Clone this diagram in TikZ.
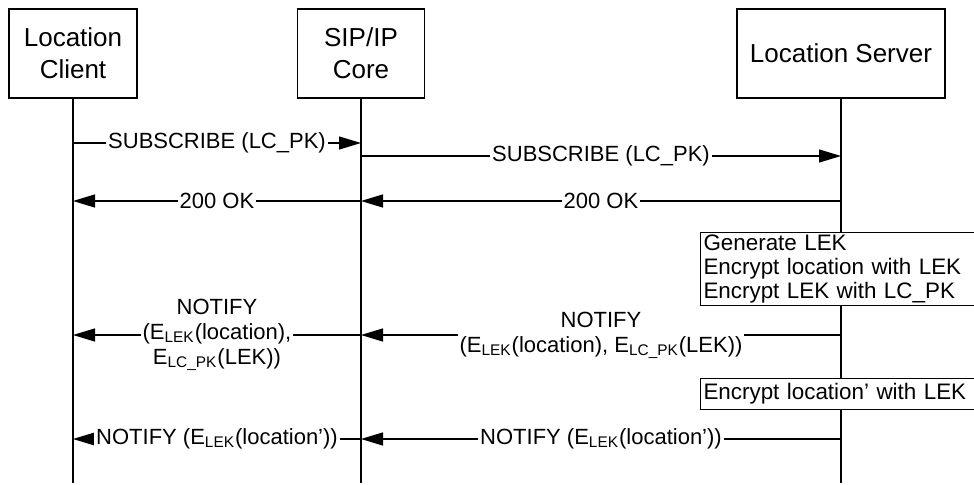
\documentclass[tikz,border=0pt]{standalone}
\usepackage{fontspec}
\setmainfont{Liberation Sans}
\usetikzlibrary{arrows.meta}
\usetikzlibrary{positioning}
\tikzset{
    actor/.style={
        draw,
        rectangle,
        fill=white,
        align=center,
        minimum height=44.5pt,
        line width=0.6pt,
        font=\fontsize{13}{16}\selectfont
    },
    life/.style={
        draw,
        line width=0.6pt
    },
    msg/.style={
        draw,
        line width=0.6pt,
        -{Triangle[length=11pt, width=6.5pt]}
    },
    lbl/.style={
        fill=white,
        inner sep=1pt,
        align=center,
        font=\fontsize{11}{12.5}\selectfont
    },
    notebox/.style={
        draw,
        fill=white,
        anchor=north west,
        align=left,
        text width=138pt,
        inner xsep=1.5pt,
        inner ysep=1pt,
        line width=0.5pt,
        font=\fontsize{11.2}{12}\selectfont
    }
}

\begin{document}
\begin{tikzpicture}[x=0.5pt, y=-0.5pt]
    \useasboundingbox (0,0) rectangle (974,485);

    % Participants
    \node[actor, minimum width=64pt] (lc) at (73,53.5) {Location\\Client};
    \node[actor, minimum width=63.5pt] (core) at (361,53.5) {SIP/IP\\Core};
    \node[actor, minimum width=104pt] (ls) at (841,53.5) {Location Server};

    % Lifelines
    \coordinate (lcend) at (73,483);
    \coordinate (coreend) at (361,483);
    \coordinate (lsend) at (841,483);
    \draw[life] (lc) -- (lcend);
    \draw[life] (core) -- (coreend);
    \draw[life] (ls) -- (lsend);

    % Rows
    \coordinate (r1) at (0,143);
    \coordinate (r2) at (0,156);
    \coordinate (r3) at (0,201);
    \coordinate (r4) at (0,335);
    \coordinate (r5) at (0,439);

    % Subscribe
    \draw[msg] (lc |- r1) -- node[lbl] {SUBSCRIBE (LC\_PK)} (core |- r1);
    \draw[msg] (core |- r2) -- node[lbl] {SUBSCRIBE (LC\_PK)} (ls |- r2);

    % 200 OK
    \draw[msg] (ls |- r3) -- node[lbl] {200 OK} (core |- r3);
    \draw[msg] (core |- r3) -- node[lbl] {200 OK} (lc |- r3);

    % Key generation at the server
    \node[notebox, minimum height=36.5pt] (gen) at (700,232)
        {Generate LEK\\Encrypt location with LEK\\Encrypt LEK with LC\_PK};

    % First notify
    \draw[msg] (ls |- r4) -- node[lbl]
        {NOTIFY\\(E\textsubscript{LEK}(location), E\textsubscript{LC\_PK}(LEK))} (core |- r4);
    \draw[msg] (core |- r4) -- node[lbl]
        {NOTIFY\\(E\textsubscript{LEK}(location),\\E\textsubscript{LC\_PK}(LEK))} (lc |- r4);

    % New location
    \node[notebox, minimum height=15.5pt] (enc) at (700,378)
        {Encrypt location’ with LEK};

    % Second notify
    \draw[msg] (ls |- r5) -- node[lbl]
        {NOTIFY (E\textsubscript{LEK}(location’))} (core |- r5);
    \draw[msg] (core |- r5) -- node[lbl]
        {NOTIFY (E\textsubscript{LEK}(location’))} (lc |- r5);
\end{tikzpicture}
\end{document}
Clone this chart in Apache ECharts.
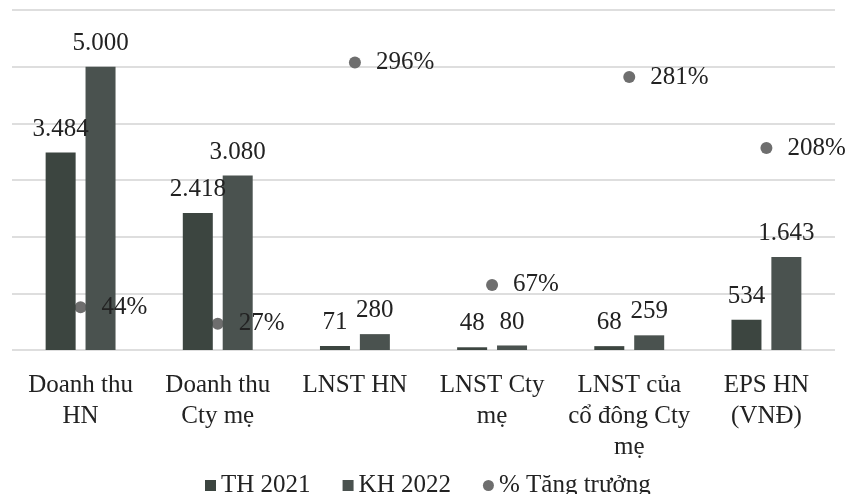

....................

◆ EXERCISE DESCRIPTION ◆
Repeat each entry precisely as it appears. Leave the pictures out.

◆ EXPECTED OUTPUT ◆
Clone this diagram in TikZ.
\documentclass[tikz,border=0pt]{standalone}
\usepackage{fontspec}
\setmainfont{Liberation Sans}
\usetikzlibrary{arrows.meta}
\usetikzlibrary{positioning}
\tikzset{
    actor/.style={
        draw,
        rectangle,
        fill=white,
        align=center,
        minimum height=44.5pt,
        line width=0.6pt,
        font=\fontsize{13}{16}\selectfont
    },
    life/.style={
        draw,
        line width=0.6pt
    },
    msg/.style={
        draw,
        line width=0.6pt,
        -{Triangle[length=11pt, width=6.5pt]}
    },
    lbl/.style={
        fill=white,
        inner sep=1pt,
        align=center,
        font=\fontsize{11}{12.5}\selectfont
    },
    notebox/.style={
        draw,
        fill=white,
        anchor=north west,
        align=left,
        text width=138pt,
        inner xsep=1.5pt,
        inner ysep=1pt,
        line width=0.5pt,
        font=\fontsize{11.2}{12}\selectfont
    }
}

\begin{document}
\begin{tikzpicture}[x=0.5pt, y=-0.5pt]
    \useasboundingbox (0,0) rectangle (974,485);

    % Participants
    \node[actor, minimum width=64pt] (lc) at (73,53.5) {Location\\Client};
    \node[actor, minimum width=63.5pt] (core) at (361,53.5) {SIP/IP\\Core};
    \node[actor, minimum width=104pt] (ls) at (841,53.5) {Location Server};

    % Lifelines
    \coordinate (lcend) at (73,483);
    \coordinate (coreend) at (361,483);
    \coordinate (lsend) at (841,483);
    \draw[life] (lc) -- (lcend);
    \draw[life] (core) -- (coreend);
    \draw[life] (ls) -- (lsend);

    % Rows
    \coordinate (r1) at (0,143);
    \coordinate (r2) at (0,156);
    \coordinate (r3) at (0,201);
    \coordinate (r4) at (0,335);
    \coordinate (r5) at (0,439);

    % Subscribe
    \draw[msg] (lc |- r1) -- node[lbl] {SUBSCRIBE (LC\_PK)} (core |- r1);
    \draw[msg] (core |- r2) -- node[lbl] {SUBSCRIBE (LC\_PK)} (ls |- r2);

    % 200 OK
    \draw[msg] (ls |- r3) -- node[lbl] {200 OK} (core |- r3);
    \draw[msg] (core |- r3) -- node[lbl] {200 OK} (lc |- r3);

    % Key generation at the server
    \node[notebox, minimum height=36.5pt] (gen) at (700,232)
        {Generate LEK\\Encrypt location with LEK\\Encrypt LEK with LC\_PK};

    % First notify
    \draw[msg] (ls |- r4) -- node[lbl]
        {NOTIFY\\(E\textsubscript{LEK}(location), E\textsubscript{LC\_PK}(LEK))} (core |- r4);
    \draw[msg] (core |- r4) -- node[lbl]
        {NOTIFY\\(E\textsubscript{LEK}(location),\\E\textsubscript{LC\_PK}(LEK))} (lc |- r4);

    % New location
    \node[notebox, minimum height=15.5pt] (enc) at (700,378)
        {Encrypt location’ with LEK};

    % Second notify
    \draw[msg] (ls |- r5) -- node[lbl]
        {NOTIFY (E\textsubscript{LEK}(location’))} (core |- r5);
    \draw[msg] (core |- r5) -- node[lbl]
        {NOTIFY (E\textsubscript{LEK}(location’))} (lc |- r5);
\end{tikzpicture}
\end{document}
Clone this chart in Apache ECharts.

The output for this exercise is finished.